Reproduce all the entries exactly and keep the pictures out.
>> START RECORDS SUPPLIED
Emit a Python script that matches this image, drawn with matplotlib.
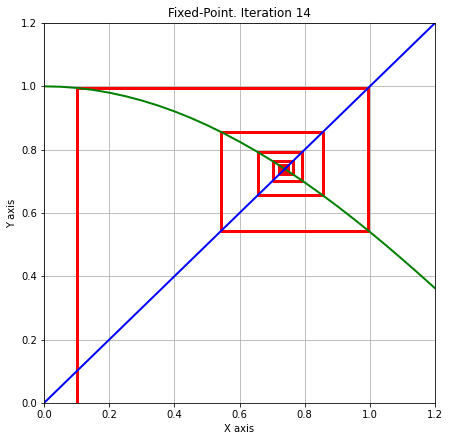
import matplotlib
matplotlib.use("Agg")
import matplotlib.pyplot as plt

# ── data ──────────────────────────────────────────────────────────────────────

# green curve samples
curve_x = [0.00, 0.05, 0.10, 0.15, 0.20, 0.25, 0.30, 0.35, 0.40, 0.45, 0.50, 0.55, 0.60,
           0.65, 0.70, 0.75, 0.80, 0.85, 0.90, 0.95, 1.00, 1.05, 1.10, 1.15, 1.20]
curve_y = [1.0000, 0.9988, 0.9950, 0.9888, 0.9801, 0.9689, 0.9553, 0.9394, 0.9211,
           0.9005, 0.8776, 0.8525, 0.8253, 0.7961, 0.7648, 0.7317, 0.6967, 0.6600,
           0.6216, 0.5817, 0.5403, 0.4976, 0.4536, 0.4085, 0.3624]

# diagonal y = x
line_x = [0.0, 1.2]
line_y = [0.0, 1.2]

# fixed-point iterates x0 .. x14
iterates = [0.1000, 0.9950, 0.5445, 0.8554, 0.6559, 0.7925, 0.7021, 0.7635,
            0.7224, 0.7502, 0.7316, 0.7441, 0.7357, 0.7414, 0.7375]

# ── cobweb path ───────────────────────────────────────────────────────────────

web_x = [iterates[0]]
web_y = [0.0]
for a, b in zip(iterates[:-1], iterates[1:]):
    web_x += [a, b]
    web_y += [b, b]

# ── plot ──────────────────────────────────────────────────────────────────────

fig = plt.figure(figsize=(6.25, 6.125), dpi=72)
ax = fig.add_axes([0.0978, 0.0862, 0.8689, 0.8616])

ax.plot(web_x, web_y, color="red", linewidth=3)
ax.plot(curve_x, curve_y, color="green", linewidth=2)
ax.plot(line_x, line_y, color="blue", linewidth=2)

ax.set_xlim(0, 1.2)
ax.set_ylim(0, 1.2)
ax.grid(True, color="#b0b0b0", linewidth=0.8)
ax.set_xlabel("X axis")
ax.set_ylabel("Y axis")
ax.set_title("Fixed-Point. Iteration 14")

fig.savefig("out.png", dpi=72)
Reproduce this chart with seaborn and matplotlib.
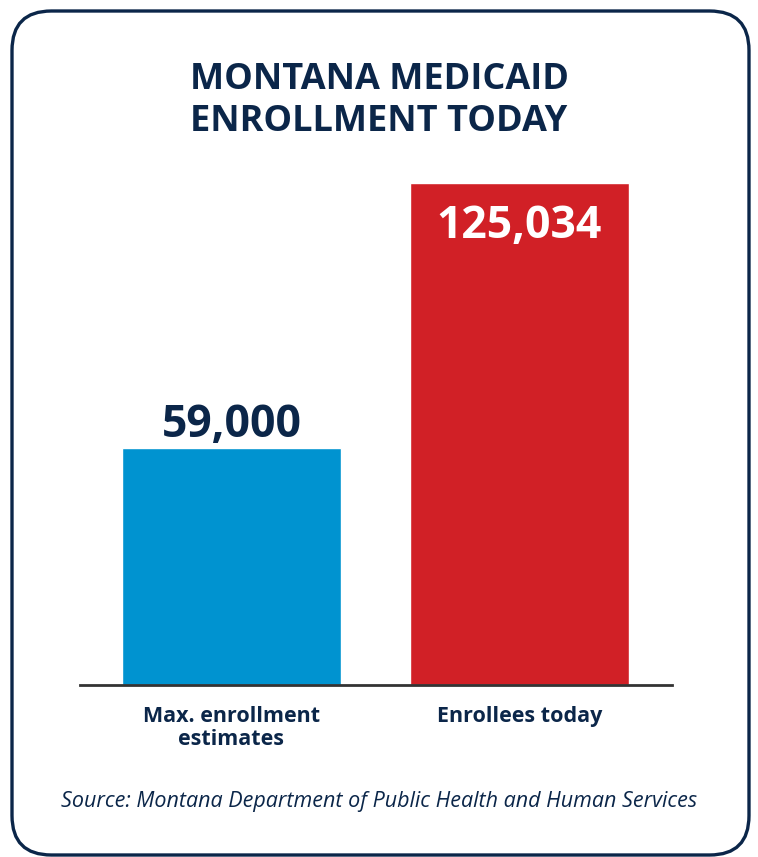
>> END RECORDS SUPPLIED
■ WRITTEN SOLUTION:
Emit a Python script that matches this image, drawn with matplotlib.
import matplotlib
matplotlib.use("Agg")
import matplotlib.pyplot as plt

# ── data ──────────────────────────────────────────────────────────────────────

# green curve samples
curve_x = [0.00, 0.05, 0.10, 0.15, 0.20, 0.25, 0.30, 0.35, 0.40, 0.45, 0.50, 0.55, 0.60,
           0.65, 0.70, 0.75, 0.80, 0.85, 0.90, 0.95, 1.00, 1.05, 1.10, 1.15, 1.20]
curve_y = [1.0000, 0.9988, 0.9950, 0.9888, 0.9801, 0.9689, 0.9553, 0.9394, 0.9211,
           0.9005, 0.8776, 0.8525, 0.8253, 0.7961, 0.7648, 0.7317, 0.6967, 0.6600,
           0.6216, 0.5817, 0.5403, 0.4976, 0.4536, 0.4085, 0.3624]

# diagonal y = x
line_x = [0.0, 1.2]
line_y = [0.0, 1.2]

# fixed-point iterates x0 .. x14
iterates = [0.1000, 0.9950, 0.5445, 0.8554, 0.6559, 0.7925, 0.7021, 0.7635,
            0.7224, 0.7502, 0.7316, 0.7441, 0.7357, 0.7414, 0.7375]

# ── cobweb path ───────────────────────────────────────────────────────────────

web_x = [iterates[0]]
web_y = [0.0]
for a, b in zip(iterates[:-1], iterates[1:]):
    web_x += [a, b]
    web_y += [b, b]

# ── plot ──────────────────────────────────────────────────────────────────────

fig = plt.figure(figsize=(6.25, 6.125), dpi=72)
ax = fig.add_axes([0.0978, 0.0862, 0.8689, 0.8616])

ax.plot(web_x, web_y, color="red", linewidth=3)
ax.plot(curve_x, curve_y, color="green", linewidth=2)
ax.plot(line_x, line_y, color="blue", linewidth=2)

ax.set_xlim(0, 1.2)
ax.set_ylim(0, 1.2)
ax.grid(True, color="#b0b0b0", linewidth=0.8)
ax.set_xlabel("X axis")
ax.set_ylabel("Y axis")
ax.set_title("Fixed-Point. Iteration 14")

fig.savefig("out.png", dpi=72)
Reproduce this chart with seaborn and matplotlib.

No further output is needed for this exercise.